Novels and Characters
If we must recommend one of Miss Austen's novels, perhaps Pride and
Prejudice is the most typical; but there is very little to justify this
choice when the alternative is Northanger Abbey, or Emma, or
Sense and Sensibility, or Persuasion, or Mansfield
Park. All are good; the most definite stricture that one can safely
make is that Mansfield Park is not so good as the others. Four of
the novels are confined to country parishes; but in Northanger Abbey
and Persuasion the horizon is broadened to include a watering place,
whither genteel folk went "to take the air."
The characters of all these novels are: first, the members of five or six
families, with their relatives, who try to escape individual boredom by
gregariousness; and second, more of the same kind assembled at a local fair
or sociable. Here you meet a dull country squire or two, a feeble-minded
baronet, a curate laboriously upholding the burden of his dignity, a doctor
trying to hide his emptiness of mind by looking occupied, an uncomfortable
male person in tow of his wife, maiden aunts, fond mammas with their
awkward daughters, chatterboxes, poor relations, spoiled children,--a
characteristic gathering. All these, except the spoiled children, talk with
perfect propriety about the weather. If in the course of a long day
anything witty is said, it is an accident, a phenomenon; conversation
halts, and everybody looks at the speaker as if he must have had "a rush of
brains to the head."
Her Small Field
Such is Jane Austen's little field, an eddy of life revolving endlessly
around small parish interests. Her subjects are not even the whole parish,
but only "the quality," whom the favored ones may meet at Mrs. B's
afternoon at home. They read proper novels, knit wristlets, discuss fevers
and their remedies, raise their eyebrows at gossip, connive at matrimony,
and take tea. The workers of the world enter not here; neither do men of
ideas, nor social rebels, nor the wicked, nor the happily unworthy poor;
and the parish is blessed in having no reformers.
In this barren field, hopeless to romancers like Scott, there never was
such another explorer as Jane Austen. Her demure observation is marvelously
keen; sometimes it is mischievous, or even a bit malicious, but always
sparkling with wit or running over with good humor. Almost alone in that
romantic age she had no story to tell, and needed none. She had never met
any heroes or heroines. Plots, adventures, villains, persecuted innocence,
skeletons in closets,--all the ordinary machinery of fiction seemed to her
absurd and unnecessary. She was content to portray the life that she knew
best, and found it so interesting that, a century later, we share her
enthusiasm. And that is the genius of Miss Austen, to interest us not by a
romantic story but by the truth of her observation and by the fidelity of
her portrayal of human nature, especially of feminine nature.

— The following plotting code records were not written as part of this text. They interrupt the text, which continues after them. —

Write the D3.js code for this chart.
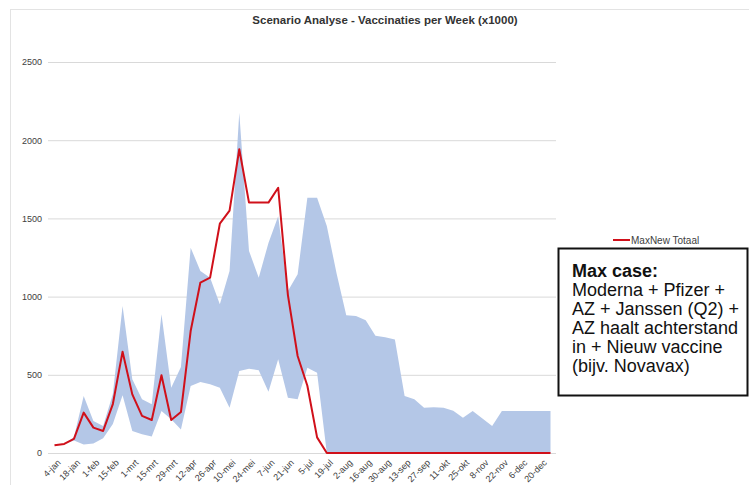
<!DOCTYPE html>
<html lang="nl">
<head>
    <meta charset="UTF-8">
    <title>Scenario Analyse - Vaccinaties per Week</title>
    <script src="https://d3js.org/d3.v7.min.js"></script>
    <style>
        body { margin: 0; background: #fff; }
        svg { display: block; font-family: "Liberation Sans", Arial, sans-serif; }
    </style>
</head>
<body>
<svg width="749" height="485"></svg>

<script>
    // weeks (maandag) 2021
    const weeks = ["4-jan", "11-jan", "18-jan", "25-jan", "1-feb", "8-feb", "15-feb", "22-feb",
        "1-mrt", "8-mrt", "15-mrt", "22-mrt", "29-mrt", "5-apr", "12-apr", "19-apr", "26-apr",
        "3-mei", "10-mei", "17-mei", "24-mei", "31-mei", "7-jun", "14-jun", "21-jun", "28-jun",
        "5-jul", "12-jul", "19-jul", "26-jul", "2-aug", "9-aug", "16-aug", "23-aug", "30-aug",
        "6-sep", "13-sep", "20-sep", "27-sep", "4-okt", "11-okt", "18-okt", "25-okt", "1-nov",
        "8-nov", "15-nov", "22-nov", "29-nov", "6-dec", "13-dec", "20-dec", "27-dec"];

    // MaxNew Totaal (x1000)
    const maxNew = [50, 58, 90, 258, 162, 141, 313, 648, 375, 237, 211, 497, 211, 262, 780, 1090,
        1121, 1466, 1550, 1942, 1601, 1601, 1601, 1696, 1010, 620, 430, 100, 0, 0, 0, 0, 0, 0, 0,
        0, 0, 0, 0, 0, 0, 0, 0, 0, 0, 0, 0, 0, 0, 0, 0, 0];

    // bandbreedte scenario's (onder / boven)
    const bandLow = [50, 58, 80, 55, 60, 95, 185, 370, 141, 120, 105, 269, 215, 151, 428, 454,
        439, 418, 290, 524, 539, 529, 392, 599, 354, 343, 545, 513, 0, 0, 0, 0, 0, 0, 0,
        0, 0, 0, 0, 0, 0, 0, 0, 0, 0, 0, 0, 0, 0, 0, 0, 0];
    const bandHigh = [50, 58, 100, 364, 205, 173, 377, 940, 471, 343, 311, 887, 418, 550, 1313, 1164,
        1121, 951, 1164, 2176, 1292, 1121, 1343, 1513, 1036, 1143, 1632, 1632, 1451, 1150, 880, 876,
        848, 750, 740, 725, 364, 343, 290, 292, 290, 270, 226, 269, 221, 173, 269, 269, 269, 269, 269, 269];

    const yTicks = [0, 500, 1000, 1500, 2000, 2500];
    const legendLabel = "MaxNew Totaal";
    const noteLines = ["Max case:", "Moderna + Pfizer +", "AZ + Janssen (Q2) +",
        "AZ haalt achterstand", "in + Nieuw vaccine", "(bijv. Novavax)"];

    const svg = d3.select("svg");

    const plotLeft = 48, plotRight = 556;
    const x = d3.scalePoint().domain(weeks).range([54.5, 550.5]);
    const y = d3.scaleLinear().domain([0, 2500]).range([453, 62]);

    // kader
    svg.append("rect")
        .attr("x", 10.5).attr("y", 9.5)
        .attr("width", 760).attr("height", 500)
        .attr("fill", "none")
        .attr("stroke", "#e3e3e3");

    // titel
    svg.append("text")
        .attr("x", 385).attr("y", 24)
        .attr("text-anchor", "middle")
        .attr("font-size", 11.5)
        .attr("font-weight", "bold")
        .attr("fill", "#333")
        .text("Scenario Analyse - Vaccinaties per Week (x1000)");

    // y-as met rasterlijnen
    const yAxis = svg.append("g")
        .attr("transform", `translate(${plotLeft},0)`)
        .call(d3.axisLeft(y).tickValues(yTicks).tickFormat(d3.format("d"))
            .tickSize(-(plotRight - plotLeft)).tickPadding(6));
    yAxis.select(".domain").remove();
    yAxis.selectAll(".tick line").attr("stroke", "#d9d9d9");
    yAxis.selectAll(".tick text")
        .attr("font-size", 9)
        .attr("fill", "#404040")
        .style("font-family", "inherit");

    // band
    const band = d3.area()
        .x((d, i) => x(weeks[i]))
        .y0((d, i) => y(bandLow[i]))
        .y1((d, i) => y(bandHigh[i]));
    svg.append("path")
        .datum(weeks)
        .attr("d", band)
        .attr("fill", "#b4c7e7");

    // lijn
    const line = d3.line()
        .x((d, i) => x(weeks[i]))
        .y(d => y(d));
    svg.append("path")
        .datum(maxNew)
        .attr("d", line)
        .attr("fill", "none")
        .attr("stroke", "#d0101a")
        .attr("stroke-width", 2)
        .attr("stroke-linejoin", "round");

    // x-as labels
    const xAxis = svg.append("g")
        .attr("transform", `translate(0,${y(0)})`)
        .call(d3.axisBottom(x).tickValues(weeks.filter((d, i) => i % 2 === 0)).tickSize(0));
    xAxis.select(".domain").remove();
    xAxis.selectAll(".tick text")
        .attr("x", 0).attr("y", 0).attr("dy", "0.35em")
        .attr("text-anchor", "end")
        .attr("transform", "translate(4,8) rotate(-45)")
        .attr("font-size", 9)
        .attr("fill", "#404040")
        .style("font-family", "inherit");

    // legenda
    const legend = svg.append("g").attr("transform", "translate(613,240)");
    legend.append("line")
        .attr("x1", 0).attr("x2", 17)
        .attr("stroke", "#d0101a").attr("stroke-width", 2);
    legend.append("text")
        .attr("x", 18).attr("dy", "0.35em")
        .attr("font-size", 10)
        .attr("fill", "#404040")
        .text(legendLabel);

    // tekstvak
    svg.append("rect")
        .attr("x", 558.5).attr("y", 248.5)
        .attr("width", 189).attr("height", 147)
        .attr("fill", "#fff")
        .attr("stroke", "#111")
        .attr("stroke-width", 2);
    svg.append("g").selectAll("text")
        .data(noteLines)
        .join("text")
        .attr("x", 572)
        .attr("y", (d, i) => 277 + i * 19)
        .attr("font-size", 18)
        .attr("font-weight", (d, i) => i === 0 ? "bold" : "normal")
        .attr("fill", "#111")
        .text(d => d);
</script>
</body>
</html>
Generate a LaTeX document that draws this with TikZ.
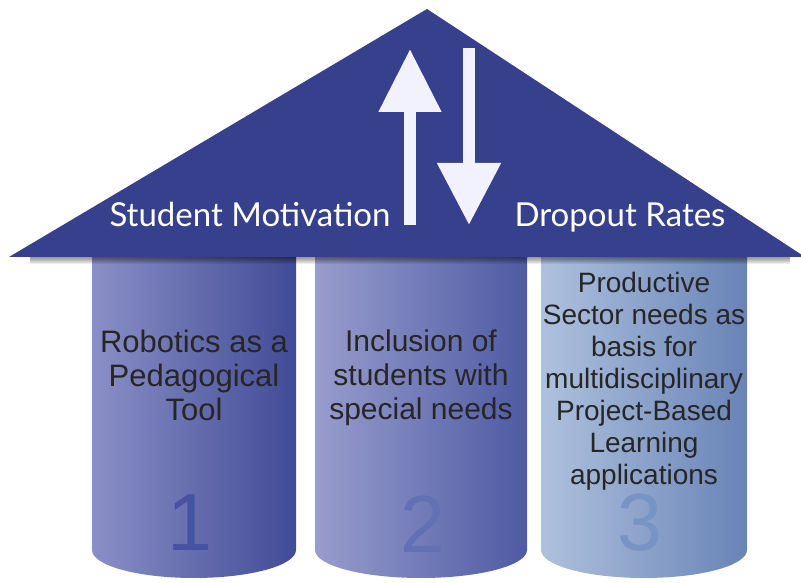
\documentclass[tikz,border=0pt]{standalone}
\usepackage{fontspec}
\setmainfont{Liberation Sans}
\newfontfamily\rooffont{Lato}
\usepackage{tikz}
\usetikzlibrary{arrows.meta,calc}
\definecolor{roofblue}{HTML}{36408C}
\definecolor{pilAleft}{HTML}{8A8FC6}
\definecolor{pilAright}{HTML}{414B96}
\definecolor{pilBleft}{HTML}{989DCD}
\definecolor{pilBright}{HTML}{4E5AA3}
\definecolor{pilCleft}{HTML}{AFC1DE}
\definecolor{pilCright}{HTML}{6883B6}
\definecolor{digitA}{HTML}{4652A2}
\definecolor{digitB}{HTML}{6370B3}
\definecolor{digitC}{HTML}{7894C4}

\begin{document}
\begin{tikzpicture}[
  x=1pt, y=1pt,
  roof/.style={fill=roofblue, draw=none},
  pillar/.style={draw=none, shading=axis, shading angle=90},
  rooflabel/.style={text=white, font=\rooffont\fontsize{33}{33}\selectfont, anchor=base, inner sep=0pt},
  pillartext/.style={text=black!85, align=center, inner sep=0pt, font=\fontsize{30}{34}\selectfont},
  digit/.style={font=\fontsize{81}{81}\selectfont, inner sep=0pt},
  bigarrow/.style={draw=white!95!blue, line width=11.5pt},
]
\useasboundingbox (0,0) rectangle (801,583);
\def\ybot{33} \def\ytop{330} \def\ry{28}
% pillars
\path[pillar, left color=pilAleft, right color=pilAright]
  (92,\ytop) -- (92,\ybot) arc[start angle=180, end angle=360, x radius=102, y radius=\ry] -- (296,\ytop) -- cycle;
\path[pillar, left color=pilBleft, right color=pilBright]
  (315,\ytop) -- (315,\ybot) arc[start angle=180, end angle=360, x radius=106, y radius=\ry] -- (527,\ytop) -- cycle;
\path[pillar, left color=pilCleft, right color=pilCright]
  (541,\ytop) -- (541,\ybot) arc[start angle=180, end angle=360, x radius=103, y radius=\ry] -- (747,\ytop) -- cycle;
% shadow below the roof
\foreach \i in {1,...,7}
  \fill[black, opacity=0.07] (30,326) rectangle (790,326-\i);
% roof
\coordinate (apex) at (427,574);
\coordinate (eaveL) at (9,326);
\coordinate (eaveR) at (805,326);
\fill[roof] (eaveL) -- (apex) -- (eaveR) -- cycle;
% arrows
\coordinate (upS) at (410,358);
\coordinate (upE) at (410,534);
\coordinate (dnS) at (469,535);
\coordinate (dnE) at (469,358);
\draw[bigarrow, -{Triangle[length=63pt, width=60pt]}] (upS) -- (upE);
\draw[bigarrow, -{Triangle[length=62pt, width=61pt]}] (dnS) -- (dnE);
\node[rooflabel] (motiv) at (250,356) {Student Motivation};
\node[rooflabel] (drop) at (620,356) {Dropout Rates};
% pillar texts
\node[pillartext, anchor=north, font=\fontsize{31}{34}\selectfont] (robot) at (194,253) {Robotics as a\\Pedagogical\\Tool};
\node[pillartext, anchor=north] (incl) at (421,253) {Inclusion of\\students with\\special needs};
\node[pillartext, font=\fontsize{28}{32}\selectfont] (prod) at (644,202) {Productive\\Sector needs as\\basis for\\multidisciplinary\\Project-Based\\Learning\\applications};
% numbers
\node[digit, text=digitA] (one) at (190,60) {1};
\node[digit, text=digitB] (two) at (423,59) {2};
\node[digit, text=digitC] (three) at (640,60) {3};
\end{tikzpicture}
\end{document}
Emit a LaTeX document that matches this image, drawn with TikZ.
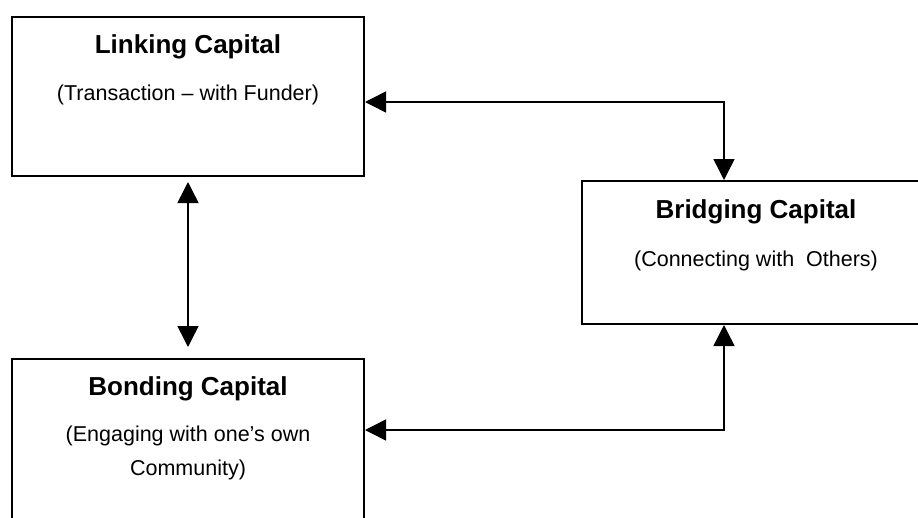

Influence on English Fiction
There is one more thing to note in connection with Miss Austen's work;
namely, her wholesome influence on the English novel. In Northanger
Abbey and in Sense and Sensibility she satirizes the popular
romances of the period, with their Byronic heroes, melodramatic horrors and
perpetual harping on some pale heroine's sensibilities. Her satire is
perhaps the best that has been written on the subject, so delicate, so
flashing, so keen, that a critic compares it to the exploit of Saladin (in
The Talisman) who could not with his sword hack through an iron
mace, as Richard did, but who accomplished the more difficult feat of
slicing a gossamer veil as it floated in the air.
Such satire was not lost; yet it was Miss Austen's example rather than her
precept which put to shame the sentimental romances of her day, and which
influenced subsequent English fiction in the direction of truth and
naturalness. Young people still prefer romance and adventure as portrayed
by Scott and his followers, and that is as it should be; but an
increasingly large number of mature readers (especially those who are
interested in human nature) find a greater charm in the novel of characters
and manners, as exemplified by Jane Austen.